All this bonhomie reminds me of a big dad-to-dad question that came up this week: What kind of advice do we as fathers owe dads-to-be?
This came up because it’s nuptials-time in South Florida, and all the cousins and their babies have come down to play Rock Band and drink liquor and see my brother get married tomorrow.
It was the first time I’d seen my cousin after he had a baby eight months ago. The great times with the baby were great, he told me, and the bad times were exactly as bad as I had told him they would be.
What?
Had I really, when hearing that one of my favorite relatives was about to have a beautiful baby with his lovely girl, told him to gird for hell? Apparently I had.
Not that I was the only one, he said. Tell other men you’re going to become a dad and you invite, as my cousin put it, a “shitstorm” of warnings and dire predictions about the struggles of raising a baby.
Is this a bad thing? Not to generalize, but if a woman says she’s pregnant, she can mostly expect a chorus of cooing from her girlfriends. As she should. It’s a fricking miracle that anyone can get pregnant in this era of chemicals and careerism. Celebrate that shit.
Yet I’ve found that sometimes the most dire predictions have given me the most comfort. One particularly memorable warning from a friend of mine when he found out I was going to have a kid: ha, he said, you will never have sex again.
And while that hasn’t quite turned out to be true, it sure has felt like it at times. Knowing that I wasn’t the only one did me a lot more good than a thousand “oh you’re going to love being a dad” comments would have.

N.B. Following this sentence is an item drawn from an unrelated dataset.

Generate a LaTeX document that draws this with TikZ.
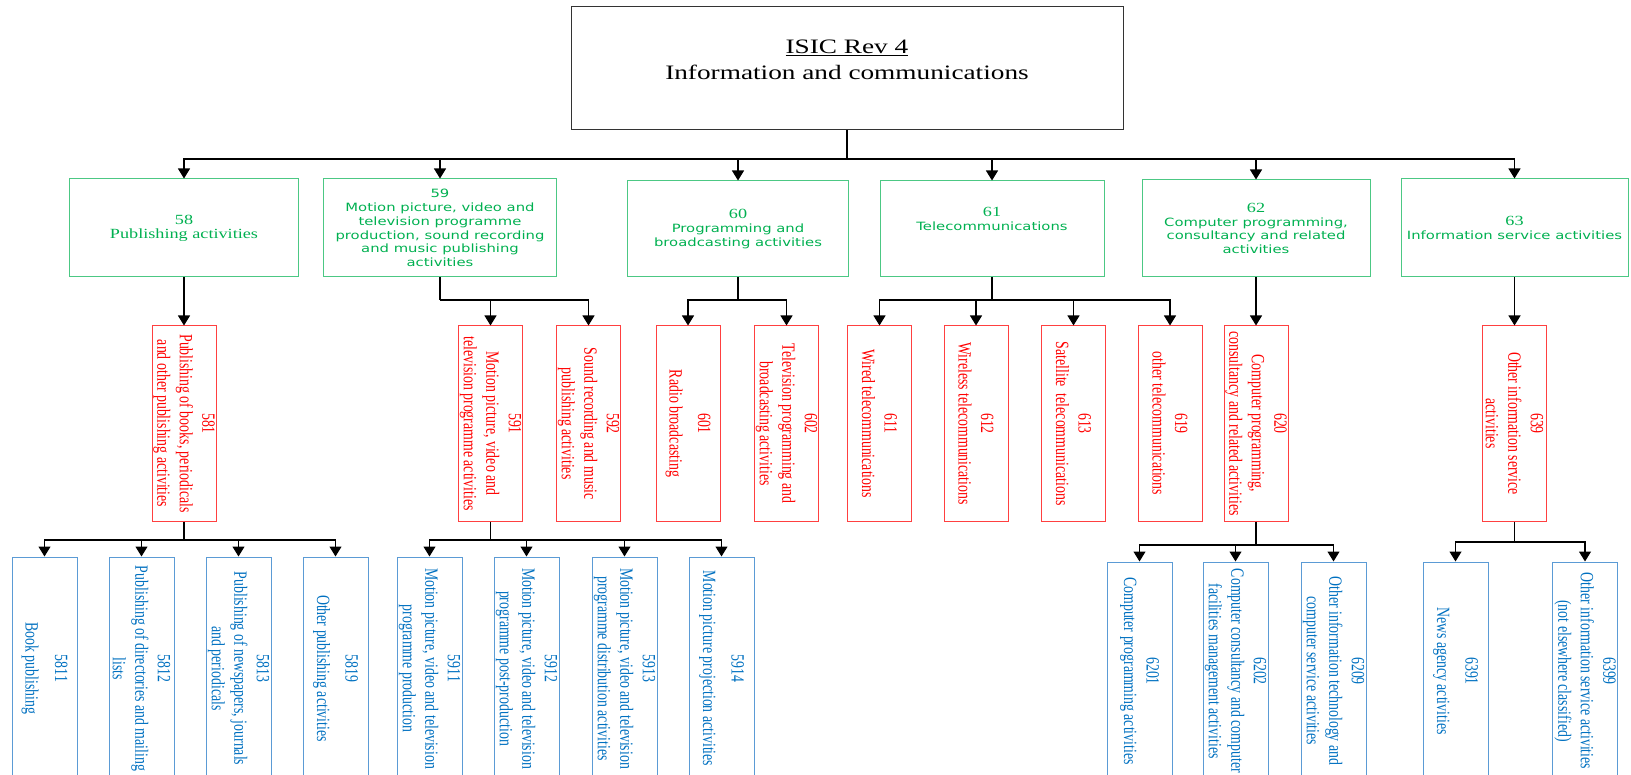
\documentclass[tikz,border=0pt]{standalone}
\usepackage{fontspec}
\usetikzlibrary{arrows.meta}
\newfontfamily\topfont[FakeStretch=1.33]{Liberation Serif}
\newfontfamily\gserif[FakeStretch=1.3]{Liberation Serif}
\newfontfamily\gsans[FakeStretch=1.3]{DejaVu Sans}
\newfontfamily\nserif[FakeStretch=0.74]{Liberation Serif}
\newcommand{\gnum}{\fontsize{14}{16}\selectfont\gserif}
\definecolor{gtxt}{HTML}{00B050}
\definecolor{btxt}{HTML}{0070C0}
\definecolor{bline}{HTML}{5B9BD5}
\begin{document}
\begin{tikzpicture}[x=1pt,y=-1pt,
  line/.style={draw=black,line width=1.1pt},
  arr/.style={line,-{Triangle[width=12pt,length=10pt]}},
  topbox/.style={draw=black!80,line width=1pt,minimum width=552pt,minimum height=123pt,align=center,
    font=\fontsize{20.5}{26}\selectfont\topfont},
  gbox/.style={draw=gtxt!70!white,line width=1pt,align=center,text=gtxt,inner sep=2pt,
    font=\fontsize{11.4}{13.8}\selectfont\gsans},
  rbox/.style={draw=red!75!white,line width=1pt,rotate=-90,minimum width=195pt,minimum height=64pt,
    align=center,text=red,inner sep=1pt,font=\fontsize{18.7}{22.5}\selectfont\nserif},
  bbox/.style={draw=bline,line width=1pt,rotate=-90,minimum height=65pt,
    align=center,text=btxt,inner sep=1pt,font=\fontsize{18.7}{22.5}\selectfont\nserif},
]
\useasboundingbox (0,0) rectangle (1631,775);
\clip (0,0) rectangle (1631,775);

% top
\node[topbox,text depth=17pt] (top) at (847,68.5) {\underline{ISIC Rev 4}\\Information and communications};

% level 2
\node[gbox,minimum width=229pt,minimum height=98pt] (g58) at (184,228) {\gnum 58\\\gnum Publishing activities};
\node[gbox,minimum width=233pt,minimum height=98pt] (g59) at (440,228) {59\\Motion picture, video and\\television programme\\production, sound recording\\and music publishing\\activities};
\node[gbox,minimum width=221pt,minimum height=96pt] (g60) at (738,229) {{\gnum 60}\\Programming and\\broadcasting activities};
\node[gbox,minimum width=224pt,minimum height=96pt,text depth=20pt] (g61) at (992,229) {{\gnum 61}\\Telecommunications};
\node[gbox,minimum width=228pt,minimum height=97pt] (g62) at (1256,228.5) {{\gnum 62}\\Computer programming,\\consultancy and related\\activities};
\node[gbox,minimum width=227pt,minimum height=98pt] (g63) at (1514.5,228) {{\gnum 63}\\Information service activities};

% level 3
\node[rbox] (r581) at (184,423.5) {581\\Publishing of books, periodicals\\and other publishing activities};
\node[rbox] (r591) at (490.5,423.5) {591\\Motion picture, video and\\television programme activities};
\node[rbox] (r592) at (588.5,423.5) {592\\Sound recording and music\\publishing activities};
\node[rbox] (r601) at (688,423.5) {601\\[6pt]Radio broadcasting};
\node[rbox] (r602) at (786.5,423.5) {602\\Television programming and\\broadcasting activities};
\node[rbox] (r611) at (879.5,423.5) {611\\Wired telecommunications};
\node[rbox] (r612) at (976,423.5) {612\\Wireless telecommunications};
\node[rbox] (r613) at (1073.5,423.5) {613\\Satellite\ \ telecommunications};
\node[rbox] (r619) at (1170,423.5) {619\\other telecommunications};
\node[rbox] (r620) at (1256,423.5) {620\\Computer programming,\\consultancy and related activities};
\node[rbox] (r639) at (1514.5,423.5) {639\\Other information service\\activities};

% level 4
\node[bbox,minimum width=223pt] (b5811) at (44.5,668.5) {5811\\[7pt]Book publishing};
\node[bbox,minimum width=223pt] (b5812) at (141.5,668.5) {5812\\Publishing of directories and mailing\\lists};
\node[bbox,minimum width=223pt] (b5813) at (238.5,668.5) {5813\\Publishing of newspapers, journals\\and periodicals};
\node[bbox,minimum width=223pt] (b5819) at (335.5,668.5) {5819\\[6pt]Other publishing activities};
\node[bbox,minimum width=223pt] (b5911) at (429.5,668.5) {5911\\Motion picture, video and television\\programme production};
\node[bbox,minimum width=223pt] (b5912) at (526.5,668.5) {5912\\Motion picture, video and television\\programme post-production};
\node[bbox,minimum width=223pt] (b5913) at (624.5,668.5) {5913\\Motion picture, video and television\\programme distribution activities};
\node[bbox,minimum width=223pt] (b5914) at (721.5,668.5) {5914\\[6pt]Motion picture projection activities};
\node[bbox,minimum width=218pt] (b6201) at (1139.5,671) {6201\\Computer programming activities};
\node[bbox,minimum width=218pt] (b6202) at (1235.5,671) {6202\\Computer consultancy and computer\\facilities management activities};
\node[bbox,minimum width=218pt] (b6209) at (1333.5,671) {6209\\Other information technology and\\computer service activities};
\node[bbox,minimum width=218pt] (b6391) at (1455.5,671) {6391\\[6pt]News agency activities};
\node[bbox,minimum width=218pt] (b6399) at (1585,671) {6399\\Other information service activities\\(not elsewhere classified)};

% junctions
\coordinate (j0) at (847,159);
\coordinate (j59) at (440,300);
\coordinate (j60) at (738,300);
\coordinate (j61) at (992,300);
\coordinate (j581) at (184,540);
\coordinate (j591) at (490.5,540);
\coordinate (j620) at (1256,545);
\coordinate (j639) at (1514.5,542);

% connectors top -> level 2
\draw[line] (top.south) -- (j0);
\foreach \n in {g58,g59,g60,g61,g62,g63} \draw[arr] (j0) -| (\n.north);

% level 2 -> level 3
\draw[arr] (g58.south) -- (r581.west);
\draw[line] (g59.south) -- (j59);
\draw[arr] (j59) -| (r591.west);
\draw[arr] (j59) -| (r592.west);
\draw[line] (g60.south) -- (j60);
\draw[arr] (j60) -| (r601.west);
\draw[arr] (j60) -| (r602.west);
\draw[line] (g61.south) -- (j61);
\foreach \n in {r611,r612,r613,r619} \draw[arr] (j61) -| (\n.west);
\draw[arr] (g62.south) -- (r620.west);
\draw[arr] (g63.south) -- (r639.west);

% level 3 -> level 4
\draw[line] (r581.east) -- (j581);
\foreach \n in {b5811,b5812,b5813,b5819} \draw[arr] (j581) -| (\n.west);
\draw[line] (r591.east) -- (j591);
\foreach \n in {b5911,b5912,b5913,b5914} \draw[arr] (j591) -| (\n.west);
\draw[line] (r620.east) -- (j620);
\foreach \n in {b6201,b6202,b6209} \draw[arr] (j620) -| (\n.west);
\draw[line] (r639.east) -- (j639);
\foreach \n in {b6391,b6399} \draw[arr] (j639) -| (\n.west);
\end{tikzpicture}
\end{document}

So I’ve gone around passing that warning forward. And others. Let none among my friends say they had no idea about the sleeplessness, the blown diapers, the irrational (and rational) rages, the altered marriages.
Some people really shouldn’t have kids. For the rest of us, myself included, the pros heavily outweigh the cons. Having a kid means ranging into high categories of love I didn’t even know existed. But you don’t need succor or advice to get through the good times. You need it during the many times when you fail your wife or your kid or when they fail you.
So fuck it. I’m happy to keep seeding the shitstorm.